All Abrams has here to sustain his tentpole picture are desperate references to previous films. An ice planet evoking the Klingon prison planet in Star Trek VI. A slimeless Centurion worm that rips off Star Trek II‘s slimy Ceti eel. The three Vulcan computers used to rehabilitate Spock’s intelligence at the beginning of Star Trek IV. The lone Spock investigative mission in Star Trek: The Motion Picture recycled late in the film. This is a film that offers a phaser with a sliding click, but that simultaneously gives us the fundamentally stupid idea of red matter. This is a film that has the courage to make Spock unapologetically emotional, but that has the fine Karl Urban simply doing an accurate DeForest Kelly impression (complete with a prefatory “My God, man!”). Chris Pine has the ego and the masculine swagger to sell Kirk. And I can even imagine him putting his own spin on the immortal line, “I am Kirok!” But even Pine is given a Shatneresque “Bones” boom when he takes the bridge near the end of the film. John Cho is Harold as Sulu, and it’s just possible that the excitable Anton Yelchin may be his Kumar. But even Zachary Quinto, who was better as Spock than I anticipated, is doomed, like the rest of the cast, to mimic the cast that came before.

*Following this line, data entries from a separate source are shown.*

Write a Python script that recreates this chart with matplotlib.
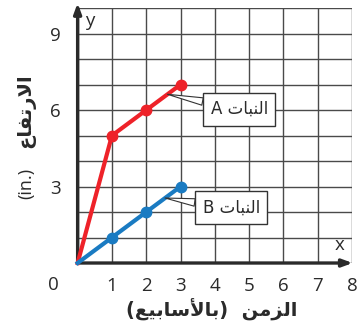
import matplotlib
matplotlib.use("Agg")
import matplotlib.pyplot as plt

# Data
weeks = [0, 1, 2, 3]
plant_a = [0, 5, 6, 7]
plant_b = [0, 1, 2, 3]
x_tick_labels = ["1", "2", "3", "4", "5", "6", "7", "8"]
y_tick_values = [3, 6, 9]

# Arabic text, shaped (presentation forms) in visual order
word_plant = "\uFE95\uFE8E\uFE92\uFEE8\uFEDF\uFE8D"          # النبات
label_a = "A " + word_plant
label_b = "B " + word_plant
word_height = "\uFEC9\uFE8E\uFED4\uFE97\uFEAD\uFEFB\uFE8D"   # الارتفاع
unit_text = "(in.)"
word_time = "\uFEE6\uFEE3\uFEB0\uFEDF\uFE8D"                  # الزمن
word_weeks = "\uFECA\uFEF4\uFE91\uFE8E\uFEB3\uFEF7\uFE8E\uFE91"  # بالأسابيع
xlabel_text = "(" + word_weeks + ")  " + word_time

red = "#ee2229"
blue = "#1a7bc2"
ink = "#2a2a2a"
num_font = ["Open Sans", "DejaVu Sans"]

fig = plt.figure(figsize=(3.58, 3.31), dpi=100)
ax = fig.add_axes([0.2168, 0.2054, 0.7665, 0.770])
ax.set_xlim(0, 8)
ax.set_ylim(0, 10)

# grid
for gx in range(0, 9):
    ax.axvline(gx, color="#4a4a4a", lw=1.0, zorder=1)
for gy in range(0, 11):
    ax.axhline(gy, color="#4a4a4a", lw=1.0, zorder=1)

for s in ax.spines.values():
    s.set_visible(False)

ax.set_xticks(range(1, 9))
ax.set_xticklabels(x_tick_labels, family=num_font)
ax.set_yticks(y_tick_values)
ax.set_yticklabels([str(v) for v in y_tick_values], family=num_font)
ax.tick_params(axis="both", length=0, labelsize=13.5, colors=ink)
ax.tick_params(axis="x", pad=10)
ax.tick_params(axis="y", pad=12)
ax.text(-0.72, -0.85, "0", fontsize=13.5, color=ink, ha="center", va="center",
        family=num_font, transform=ax.transData, clip_on=False)

# axes arrows
ax.annotate("", xy=(8.02, 0), xytext=(0, 0), annotation_clip=False,
            arrowprops=dict(arrowstyle="-|>,head_length=0.6,head_width=0.22", color=ink, lw=2.4,
                            shrinkA=0, shrinkB=0), zorder=4)
ax.annotate("", xy=(0, 10.2), xytext=(0, 0), annotation_clip=False,
            arrowprops=dict(arrowstyle="-|>,head_length=0.6,head_width=0.22", color=ink, lw=2.4,
                            shrinkA=0, shrinkB=0), zorder=4)
ax.text(7.63, 0.72, "x", fontsize=13.5, color=ink, ha="center", va="center", family=num_font)
ax.text(0.35, 9.5, "y", fontsize=13.5, color=ink, ha="center", va="center", family=num_font)

# series
ax.plot(weeks, plant_a, color=red, lw=3.0, marker="o", markersize=7.5, markevery=[1, 2, 3],
        zorder=5, clip_on=False)
ax.plot(weeks, plant_b, color=blue, lw=3.0, marker="o", markersize=7.5, markevery=[1, 2, 3],
        zorder=5, clip_on=False)

# callouts
box = dict(boxstyle="square,pad=0.45", fc="white", ec="#333333", lw=1.0)
ax.annotate(label_a, xy=(2.62, 6.62), xytext=(4.71, 6.04), fontsize=12, family="DejaVu Sans",
            ha="center", va="center", bbox=box, zorder=6, color=ink,
            arrowprops=dict(arrowstyle="wedge,tail_width=0.45,shrink_factor=0.5", fc="white",
                            ec="#333333", lw=0.8, shrinkA=0, shrinkB=0))
ax.annotate(label_b, xy=(2.55, 2.55), xytext=(4.48, 2.16), fontsize=12, family="DejaVu Sans",
            ha="center", va="center", bbox=box, zorder=6, color=ink,
            arrowprops=dict(arrowstyle="wedge,tail_width=0.45,shrink_factor=0.5", fc="white",
                            ec="#333333", lw=0.8, shrinkA=0, shrinkB=0))

# axis labels
fig.text(0.59, 0.063, xlabel_text, fontsize=14, fontweight="bold", family="DejaVu Sans",
         ha="center", va="center", color=ink)
fig.text(0.073, 0.665, word_height, fontsize=14, fontweight="bold", family="DejaVu Sans",
         ha="center", va="center", rotation=90, color=ink)
fig.text(0.073, 0.447, unit_text, fontsize=13, family=num_font,
         ha="center", va="center", rotation=90, color=ink)

fig.savefig("out.png", dpi=100)
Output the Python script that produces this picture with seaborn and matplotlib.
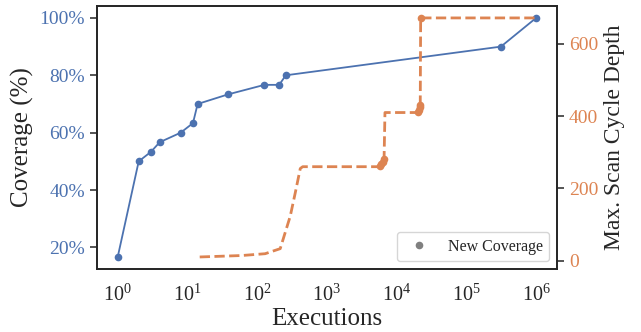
import matplotlib
matplotlib.use("Agg")
import matplotlib.pyplot as plt
from matplotlib.lines import Line2D
from matplotlib.ticker import MultipleLocator, FuncFormatter, FixedLocator, NullLocator
import seaborn as sns
import pandas as pd

# Coverage data (blue)
cov_execs = [1, 2, 3, 4, 8, 12, 14, 38, 127, 207, 257, 313000, 1000000]
cov_values = [16.67, 50.0, 53.33, 56.67, 60.0, 63.33, 70.0, 73.33, 76.67, 76.67, 80.0, 90.0, 100.0]

# Max scan cycle depth (orange, dashed)
depth_execs = [15, 60, 130, 214, 298, 352, 415, 450, 5500, 5700, 6000, 6300, 6600, 6800,
               19500, 20000, 20700, 21300, 21800, 22100, 1000000]
depth_values = [10, 14, 19, 33, 123, 188, 255, 260, 260, 263, 268, 274, 280, 410,
                410, 412, 418, 424, 430, 672, 672]
depth_marker_idx = [9, 10, 11, 12, 15, 16, 17, 18, 19]

x_ticks = [1, 10, 100, 1000, 10000, 100000, 1000000]
legend_label = "New Coverage"

sns.set_theme(style="ticks")
plt.rcParams["font.family"] = ["Liberation Serif", "DejaVu Serif"]
plt.rcParams["mathtext.fontset"] = "custom"
plt.rcParams["mathtext.rm"] = "Liberation Serif"
plt.rcParams["mathtext.it"] = "Liberation Serif:italic"
plt.rcParams["mathtext.bf"] = "Liberation Serif:bold"

blue = sns.color_palette("deep")[0]
orange = sns.color_palette("deep")[1]

fig, ax = plt.subplots(figsize=(6.41, 3.32), dpi=100)
fig.subplots_adjust(left=0.151, right=0.869, bottom=0.19, top=0.982)

cov_df = pd.DataFrame({"Executions": cov_execs, "Coverage": cov_values})
sns.lineplot(data=cov_df, x="Executions", y="Coverage", ax=ax, color=blue,
             marker="o", markersize=5.5, markeredgewidth=0, linewidth=1.3)
ax.set_xscale("log")
ax.set_xlabel("Executions", fontsize=18, labelpad=2)
ax.set_ylabel("Coverage (%)", fontsize=18)
ax.yaxis.set_major_locator(MultipleLocator(20))
ax.yaxis.set_major_formatter(FuncFormatter(lambda v, p: f"{v:.0f}%"))
ax.tick_params(axis="y", labelsize=14, labelcolor=blue, length=5, width=1.1)
ax.tick_params(axis="x", which="both", labelsize=14.5, length=0, pad=11)

ax2 = ax.twinx()
depth_df = pd.DataFrame({"Executions": depth_execs, "Depth": depth_values})
sns.lineplot(data=depth_df, x="Executions", y="Depth", ax=ax2, color=orange,
             linestyle="--", linewidth=2.0, marker="o", markersize=5.5,
             markeredgewidth=0, markevery=depth_marker_idx)
ax2.set_ylabel("Max. Scan Cycle Depth", fontsize=17)
ax2.yaxis.set_major_locator(MultipleLocator(200))
ax2.tick_params(axis="y", labelsize=14, labelcolor=orange, length=5, width=1.1)
ax2.set_xscale("log")

for a in (ax, ax2):
    a.xaxis.set_major_locator(FixedLocator(x_ticks))
    a.xaxis.set_minor_locator(NullLocator())
    for s in a.spines.values():
        s.set_visible(True)
        s.set_color("0.15")
        s.set_linewidth(1.25)

handle = Line2D([], [], linestyle="none", marker="o", color="0.5", markersize=5.5,
                markeredgewidth=0)
ax2.legend([handle], [legend_label], loc="lower right", fontsize=11.5, frameon=True)

fig.savefig("out.png", dpi=100)
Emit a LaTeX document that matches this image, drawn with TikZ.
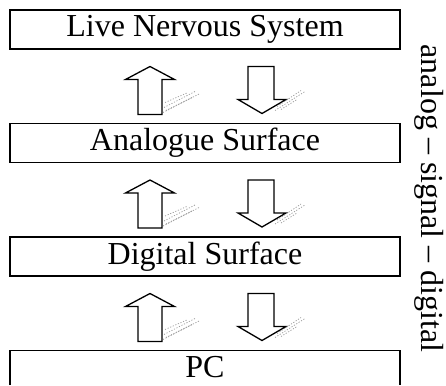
\documentclass[tikz,border=0pt]{standalone}
\usepackage{fontspec}
\setmainfont{Liberation Serif}
\usetikzlibrary{calc}
\begin{document}
\begin{tikzpicture}[x=1pt,y=-1pt,
  box/.style={draw, line width=1.2pt, minimum width=390pt, minimum height=39pt,
    inner sep=0pt, outer sep=0pt, anchor=north west, font=\fontsize{32}{38}\selectfont},
  boxtext/.style={inner sep=0pt, font=\fontsize{32}{38}\selectfont},
  frame/.style={draw, line width=1.2pt},
  blockarrow/.style={draw, line width=1.3pt, fill=white, line join=miter},
  smudge/.style={black!40, line width=0.7pt, dash pattern=on 1.2pt off 1.6pt},
  sidelabel/.style={rotate=-90, inner sep=0pt, font=\fontsize{32}{38}\selectfont},
  pics/uparrow/.style={code={
    \draw[blockarrow] (0,0) -- (24.5,13) -- (12,13) -- (12,48) -- (-12,48) -- (-12,13) -- (-24.5,13) -- cycle;
    \draw[smudge] (13,46) -- (50,27);
    \draw[smudge] (14,41) -- (45,25);
    \draw[smudge] (15,36) -- (38,26);
    \draw[smudge] (16,44) -- (42,31);
  }},
  pics/downarrow/.style={code={
    \draw[blockarrow] (-13,0) -- (13,0) -- (13,33) -- (25,33) -- (1,47) -- (-23,33) -- (-13,33) -- cycle;
    \draw[smudge] (14,44) -- (44,25);
    \draw[smudge] (16,40) -- (40,24);
    \draw[smudge] (20,43) -- (36,33);
  }}]
\useasboundingbox (0,0) rectangle (446,385);
\node[box] (lns) at (10,10) {Live Nervous System};
\node[box] (as) at (10,123.5) {Analogue Surface};
\node[box] (ds) at (10,237) {Digital Surface};
\node[boxtext] (pc) at (205,367) {PC};
\draw[frame] (10,385) |- (400,350.5) -- (400,385);
\pic at ($(lns.south west)+(140,17.5)$) {uparrow};
\pic at ($(lns.south west)+(251,17.5)$) {downarrow};
\pic at ($(as.south west)+(140,17.5)$) {uparrow};
\pic at ($(as.south west)+(251,17.5)$) {downarrow};
\pic at ($(ds.south west)+(140,17.5)$) {uparrow};
\pic at ($(ds.south west)+(251,17.5)$) {downarrow};
\node[sidelabel] (sig) at (429,198.5) {analog -- signal -- digital};
\end{tikzpicture}
\end{document}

Had Abrams taken the chances that Ron Moore did with his Battlestar Galactica reimagining, this might have been a franchise worth getting excited over. But Abrams’s failure to shake up the Star Trek universe while remaining fundamentally true to the franchise’s underlying appeal is a sign that some mausoleums are best left sealed and that reinvention is another way of saying that you’re out of fresh ideas.